Einige Technologien konnten überhaupt erst durch die Digitalisierung den Massenmarkt erobern. Die bekannteste dürfte der Mobilfunk sein. Während analoge A-, B- und C-Netz-Telefone nur von einem kleinen, zahlungskräftigen Kundenkreis goutiert werden konnten, haben digitale Netze, allen voran basierend auf dem GSM-Standard, das Handy zum Allgemeingut gemacht. In vielen Ländern ist das Handy sogar das erste erschwingliche Telefon überhaupt.

Der tapfere Analog-Gallier

Um so erstaunlicher, dass sich ebenso hartnäckig eine Enklave der Analogtechnik seit bald schon Jahrzehnten tapfer gegen die Digitaltechnik verteidigt: Das Analogradio über Ultrakurzwelle. Gemäß dem Prinzip: "Die spinnen, die Römer" unternimmt das Digitalradio immer wieder untaugliche Angriffsversuche: Zu teuer, zu unflexibel, zu wenig Programme, ganz allgemein zu halbherzig.

Während im Comic sich die Angreifer aber zumindest bemühen, vor Beginn der Schlacht eine ordentliche Angriffsformation einzunehmen, verprügeln sich die Vertreter des Digitalradios bereits gegenseitig, bevor sie den Feind überhaupt erblicken. So droht die aktuelle Digitalradio-Initiative auch daran zu scheitern, dass die privaten Radiobetreiber nicht mitziehen.
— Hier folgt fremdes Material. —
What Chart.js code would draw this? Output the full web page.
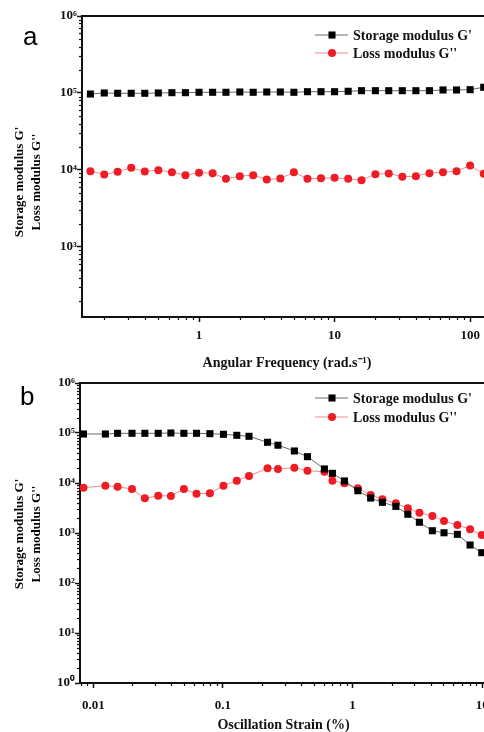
<!DOCTYPE html>
<html>
<head>
<meta charset="utf-8">
<script src="https://cdn.jsdelivr.net/npm/chart.js@4.4.1/dist/chart.umd.min.js"></script>
<style>
  html, body { margin: 0; padding: 0; background: #fff; overflow: hidden; width: 484px; height: 732px; }
  canvas { display: block; }
</style>
</head>
<body>
<canvas id="chartA" width="500" height="370"></canvas>
<canvas id="chartB" width="500" height="362"></canvas>
<script>
// panel a - frequency sweep
const freqA = [0.158, 0.2, 0.251, 0.316, 0.398, 0.501, 0.631, 0.794, 1, 1.26, 1.58, 2, 2.51, 3.16, 3.98,
  5.01, 6.31, 7.94, 10, 12.6, 15.8, 20, 25.1, 31.6, 39.8, 50.1, 63.1, 79.4, 100, 126];
const storageA = [97000, 100000, 99100, 99100, 99100, 100000, 100900, 100900, 102100, 102100, 102100, 103000, 102100, 103000, 103000,
  102100, 103900, 103900, 103900, 105200, 107100, 107100, 107100, 107100, 107100, 107100, 109400, 109400, 110400, 118600];
const lossA = [9650, 8740, 9480, 10700, 9560, 9940, 9360, 8560, 9200, 9090, 7690, 8310, 8560, 7530, 7730,
  9360, 7690, 7830, 7920, 7690, 7370, 8820, 9010, 8160, 8310, 9090, 9360, 9650, 11400, 8930];

// panel b - strain sweep
const strainB = [0.0084, 0.0124, 0.0154, 0.0199, 0.025, 0.0317, 0.0397, 0.05, 0.0626, 0.0794, 0.101, 0.128, 0.159, 0.221, 0.266,
  0.356, 0.449, 0.607, 0.70, 0.866, 1.10, 1.38, 1.70, 2.16, 2.67, 3.28, 4.13, 5.08, 6.44, 8.07, 9.93];
const storageB = [95500, 95500, 98600, 98600, 98600, 98600, 100000, 98600, 98600, 97000, 94200, 89900, 85900, 65200, 57000,
  43700, 33600, 19100, 15600, 11000, 7000, 5000, 4100, 3400, 2370, 1640, 1110, 1010, 940, 575, 404];
const lossB = [8060, 8830, 8430, 7590, 4940, 5570, 5500, 7590, 6110, 6220, 8830, 11100, 13800, 19700, 19100,
  20200, 17600, 16800, 11100, 9860, 7830, 5750, 4720, 3930, 3120, 2550, 2190, 1740, 1450, 1190, 912];

// tick labels
const freqTicks = [1, 10, 100];
const modTicksA = [1e3, 1e4, 1e5, 1e6];
const strainTicks = [0.01, 0.1, 1, 10];
const modTicksB = [1e0, 1e1, 1e2, 1e3, 1e4, 1e5, 1e6];
const seriesLabels = ["Storage modulus G'", "Loss modulus G''"];
const xTitleA = 'Angular Frequency (rad.s\u207B\u00B9)';
const xTitleB = 'Oscillation Strain (%)';

const SERIF = '"Liberation Serif", "Times New Roman", serif';
const SUP = {'0': '\u2070', '1': '\u00B9', '2': '\u00B2', '3': '\u00B3', '4': '\u2074', '5': '\u2075', '6': '\u2076'};

function powLabel(v){
  const e = Math.round(Math.log10(v));
  return '10' + SUP[String(e)];
}

function plainLabel(v){
  return String(+v.toPrecision(3));
}

// frame, minor ticks, legend, panel letter, side title
const decor = {
  id: 'decor',
  afterDraw(chart, args, o){
    const ctx = chart.ctx;
    const {left, right, top, bottom} = chart.chartArea;
    ctx.save();
    ctx.strokeStyle = '#111';
    ctx.lineWidth = 2;
    ctx.beginPath();
    ctx.moveTo(left - 1, top); ctx.lineTo(right, top); ctx.lineTo(right, bottom);
    ctx.stroke();

    ctx.lineWidth = 1.2;
    for(const id of ['x', 'y']){
      const s = chart.scales[id];
      const majors = o.majors[id];
      const vals = [];
      [majors[0] / 10, ...majors].forEach(m => { for(let k = 2; k < 10; k++) vals.push(m * k); });
      vals.filter(v => v > s.min && v < s.max).forEach(v => {
        const p = Math.round(s.getPixelForValue(v)) + 0.5;
        ctx.beginPath();
        if(id === 'x'){ ctx.moveTo(p, bottom); ctx.lineTo(p, bottom + 3); }
        else { ctx.moveTo(left, p); ctx.lineTo(left - 3, p); }
        ctx.stroke();
      });
    }

    // panel letter
    ctx.fillStyle = '#000';
    ctx.font = '26px "Liberation Sans", Arial, sans-serif';
    ctx.textAlign = 'left';
    ctx.textBaseline = 'alphabetic';
    ctx.fillText(o.letter, o.letterX, o.letterY);

    // y title (two lines)
    ctx.save();
    ctx.translate(o.titleX, o.titleY);
    ctx.rotate(-Math.PI / 2);
    ctx.font = 'bold 13px ' + SERIF;
    ctx.textAlign = 'center';
    ctx.textBaseline = 'middle';
    ctx.fillText(seriesLabels[0], 0, 0);
    ctx.fillText(seriesLabels[1], 0, 17);
    ctx.restore();

    // legend
    chart.data.datasets.forEach((ds, i) => {
      const y = o.legendY[i];
      ctx.strokeStyle = ds.borderColor;
      ctx.lineWidth = 1;
      ctx.beginPath();
      ctx.moveTo(o.legendX, y); ctx.lineTo(o.legendX + 33, y);
      ctx.stroke();
      ctx.fillStyle = ds.pointBackgroundColor;
      ctx.strokeStyle = ds.pointBackgroundColor;
      Chart.helpers.drawPoint(ctx, {pointStyle: ds.pointStyle, radius: ds.pointRadius, rotation: 0, borderWidth: 0}, o.legendX + 17, y);
      ctx.fillStyle = '#111';
      ctx.font = 'bold 14px ' + SERIF;
      ctx.textBaseline = 'middle';
      ctx.fillText(ds.label, o.legendX + 38, y + 1);
    });
    ctx.restore();
  }
};

function makeDatasets(xs, g1, g2){
  return [
    {
      label: seriesLabels[0],
      data: xs.map((x, i) => ({x, y: g1[i]})),
      borderColor: '#6a6a6a', borderWidth: 1,
      pointStyle: 'rect', pointRadius: 5, pointBorderWidth: 0,
      pointBackgroundColor: '#000', pointBorderColor: '#000',
      tension: 0, clip: false
    },
    {
      label: seriesLabels[1],
      data: xs.map((x, i) => ({x, y: g2[i]})),
      borderColor: '#f58a8a', borderWidth: 1,
      pointStyle: 'circle', pointRadius: 4, pointBorderWidth: 0,
      pointBackgroundColor: '#ee1c25', pointBorderColor: '#ee1c25',
      tension: 0, clip: false
    }
  ];
}

function makeChart(id, cfg){
  const tickFont = {family: SERIF, size: 13, weight: 'bold'};
  return new Chart(document.getElementById(id), {
    type: 'line',
    data: {datasets: makeDatasets(cfg.xs, cfg.g1, cfg.g2)},
    plugins: [decor],
    options: {
      responsive: false,
      animation: false,
      devicePixelRatio: 1,
      layout: {padding: {left: 0, top: cfg.top, right: cfg.right, bottom: 0}},
      plugins: {
        legend: {display: false},
        tooltip: {enabled: false},
        decor: cfg.decor
      },
      scales: {
        x: {
          type: 'logarithmic',
          min: cfg.xMin, max: cfg.xMax,
          afterBuildTicks: s => { s.ticks = cfg.xTicks.map(v => ({value: v})); },
          afterFit: s => { s.height = cfg.xHeight; },
          border: {color: '#111', width: 2},
          grid: {drawOnChartArea: false, tickLength: 5, tickWidth: 1.5, tickColor: '#111'},
          ticks: {font: tickFont, color: '#111', padding: cfg.xPad, autoSkip: false, maxRotation: 0, callback: v => plainLabel(v)},
          title: {display: true, text: cfg.xTitle, color: '#111', font: {family: SERIF, size: 14, weight: 'bold', lineHeight: 1}, padding: 0}
        },
        y: {
          type: 'logarithmic',
          min: cfg.yMin, max: cfg.yMax,
          afterBuildTicks: s => { s.ticks = cfg.yTicks.map(v => ({value: v})); },
          afterFit: s => { s.width = cfg.yWidth; },
          border: {color: '#111', width: 2},
          grid: {drawOnChartArea: false, tickLength: 5, tickWidth: 1.5, tickColor: '#111'},
          ticks: {font: tickFont, color: '#111', padding: 0, autoSkip: false, callback: v => powLabel(v)}
        }
      }
    }
  });
}

makeChart('chartA', {
  xs: freqA, g1: storageA, g2: lossA,
  xMin: 0.137, xMax: 145, yMin: 123, yMax: 1e6,
  xTicks: freqTicks, yTicks: modTicksA,
  top: 16, right: 8, xHeight: 53, yWidth: 82, xPad: 6,
  xTitle: xTitleA,
  decor: {
    majors: {x: freqTicks, y: modTicksA},
    letter: 'a', letterX: 23, letterY: 45,
    titleX: 20, titleY: 182,
    legendX: 315, legendY: [35, 53]
  }
});

makeChart('chartB', {
  xs: strainB, g1: storageB, g2: lossB,
  xMin: 0.0079, xMax: 10.9, yMin: 1, yMax: 1e6,
  xTicks: strainTicks, yTicks: modTicksB,
  top: 13, right: 13, xHeight: 49, yWidth: 80, xPad: 10,
  xTitle: xTitleB,
  decor: {
    majors: {x: strainTicks, y: modTicksB},
    letter: 'b', letterX: 20, letterY: 35,
    titleX: 20, titleY: 164,
    legendX: 315, legendY: [28, 47]
  }
});
</script>
</body>
</html>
Dabei hat die Digitaltechnik durchaus zahlreiche Vorteile auf ihrer Seite: Bessere Klangqualität, einfachere Verknüpfung mit Zusatzinformationen, weniger benötigte Sendeleistung und schmalere Frequenzbänder pro Sender. Die Gleichkanaltechnik erlaubt es zudem, mehrere Sender auf derselben Frequenz zu betreiben. Bei Überlandfahrten ist dann entsprechend seltener ein Kanalwechsel erforderlich.
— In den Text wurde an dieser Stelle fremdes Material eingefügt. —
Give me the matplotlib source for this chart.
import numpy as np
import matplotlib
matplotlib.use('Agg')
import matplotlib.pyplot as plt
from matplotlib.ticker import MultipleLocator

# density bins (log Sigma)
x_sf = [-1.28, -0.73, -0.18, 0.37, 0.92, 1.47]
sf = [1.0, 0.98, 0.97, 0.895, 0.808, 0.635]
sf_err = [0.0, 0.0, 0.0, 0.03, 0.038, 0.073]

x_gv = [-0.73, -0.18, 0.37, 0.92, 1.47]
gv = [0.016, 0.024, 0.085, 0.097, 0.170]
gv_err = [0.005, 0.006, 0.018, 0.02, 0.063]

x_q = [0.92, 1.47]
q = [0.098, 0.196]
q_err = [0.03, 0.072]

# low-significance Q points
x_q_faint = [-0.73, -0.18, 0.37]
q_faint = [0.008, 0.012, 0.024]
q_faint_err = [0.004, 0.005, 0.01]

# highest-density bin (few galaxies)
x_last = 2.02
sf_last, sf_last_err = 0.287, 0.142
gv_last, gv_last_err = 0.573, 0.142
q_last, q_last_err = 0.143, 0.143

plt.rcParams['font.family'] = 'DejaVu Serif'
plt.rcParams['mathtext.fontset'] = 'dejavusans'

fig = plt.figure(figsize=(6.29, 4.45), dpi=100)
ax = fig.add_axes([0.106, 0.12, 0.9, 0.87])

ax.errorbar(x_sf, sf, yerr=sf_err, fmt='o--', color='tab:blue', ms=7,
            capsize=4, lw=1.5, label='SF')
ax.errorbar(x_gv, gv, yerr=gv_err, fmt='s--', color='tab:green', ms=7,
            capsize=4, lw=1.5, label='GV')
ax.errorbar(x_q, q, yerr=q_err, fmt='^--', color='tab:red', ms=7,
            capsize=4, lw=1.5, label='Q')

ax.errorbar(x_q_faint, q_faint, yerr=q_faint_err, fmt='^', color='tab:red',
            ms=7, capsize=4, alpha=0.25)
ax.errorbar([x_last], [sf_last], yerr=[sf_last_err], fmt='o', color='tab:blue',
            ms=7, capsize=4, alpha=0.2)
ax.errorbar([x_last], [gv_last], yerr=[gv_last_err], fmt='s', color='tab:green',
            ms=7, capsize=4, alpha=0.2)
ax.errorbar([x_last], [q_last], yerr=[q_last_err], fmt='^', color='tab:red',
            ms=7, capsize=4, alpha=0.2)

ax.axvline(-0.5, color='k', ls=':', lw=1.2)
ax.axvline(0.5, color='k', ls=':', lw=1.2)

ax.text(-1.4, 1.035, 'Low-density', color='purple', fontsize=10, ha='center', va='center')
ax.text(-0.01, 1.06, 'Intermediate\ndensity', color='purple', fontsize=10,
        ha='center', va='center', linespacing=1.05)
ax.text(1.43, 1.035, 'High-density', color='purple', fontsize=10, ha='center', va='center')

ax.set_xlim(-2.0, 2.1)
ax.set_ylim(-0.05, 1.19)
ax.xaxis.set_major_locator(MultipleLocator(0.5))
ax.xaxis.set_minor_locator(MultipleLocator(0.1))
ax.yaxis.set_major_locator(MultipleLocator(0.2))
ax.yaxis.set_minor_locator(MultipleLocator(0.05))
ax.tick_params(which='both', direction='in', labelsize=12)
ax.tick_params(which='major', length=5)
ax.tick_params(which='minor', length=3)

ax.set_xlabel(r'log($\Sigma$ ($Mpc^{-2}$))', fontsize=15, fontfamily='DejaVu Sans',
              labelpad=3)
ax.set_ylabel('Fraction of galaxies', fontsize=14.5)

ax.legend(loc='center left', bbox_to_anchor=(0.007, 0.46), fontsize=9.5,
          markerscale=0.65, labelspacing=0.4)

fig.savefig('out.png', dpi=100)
Das Ass im Ärmel der Analogtechnik sind aber die Abermillionen installierten Radios. Während es gesicherte Gebühreneinnahmen den öffentlich-rechtlichen Sendern erlauben, auch mal etwas selbstverliebt eine neue Technik voranzutreiben und nicht unentwegt nur auf die Hörerzahlen zu schielen, leben die Privatradios von den Werbeeinnahmen, die nun mal proportional zu der Zahl der Hörer sind. Neue Sendestandards, für die praktisch niemand einen passenden Empfänger hat, interessieren die privaten Radios somit nicht die Bohne.

Politik?

Abhilfe könnte somit nur die Politik schaffen: Sie könnte vorschreiben, dass ab einem gewissen Zeitpunkt alle neu verkauften Empfänger digital-fähig sein müssen. Sie könnte auch den verwendeten Digitalrundfunkstandard so festlegen, dass digitale Empfängermodule vergleichsweise einfach aufgebaut werden können und sich so zusätzliche Herstellungskosten und der zusätzliche Stromverbrauch im überschaubaren Rahmen halten. Und nach einiger Zeit wäre das Henne-Ei-Problem (keine Digitalempfänger -> keine Digitalsender -> keine Digitalempfänger usw.) gelöst.

Ebenso gut könnte sich die Politik aber auch raushalten. Analogradio funktioniert schließlich mit einer für die allermeisten Hörer ausreichenden Qualität. Und dessen Bandbreitenbedarf ist im Vergleich zu terrestrischem Fernsehen (egal, ob analog oder digital) und Mobilfunk eher gering. Und da ein zwangsverordneter Digitalradio-Umstieg den Bürgern zusätzliche Kosten bereiten würde, ist ein solches Heraushalten der Politik gar nicht so unwahrscheinlich.

Darüber freut sich der oben zitierte Gallier, bedeutet die Nichteinmischung der Politik doch etliche weitere Jahre der Vorherrschaft einer bestimmten Analogtechnik in einer ansonsten zunehmend digitalisierten Welt. Doch auf Dauer wird die Stellung des Analogradios nicht zu halten sein: Der Nachfolger wird das digitale Individualradio werden, gestreamt über mobile Datennetze, wie heute schon das Internetradio. Diese heute noch kaum verbreitete Technik wird boomen, sobald große Teile der Bevölkerung einen mobilen Internetzugang samt Flatrate ihr Eigen nennen. Dieser Punkt liegt zwar noch etwas in der Ferne, ist aber bereits absehbar.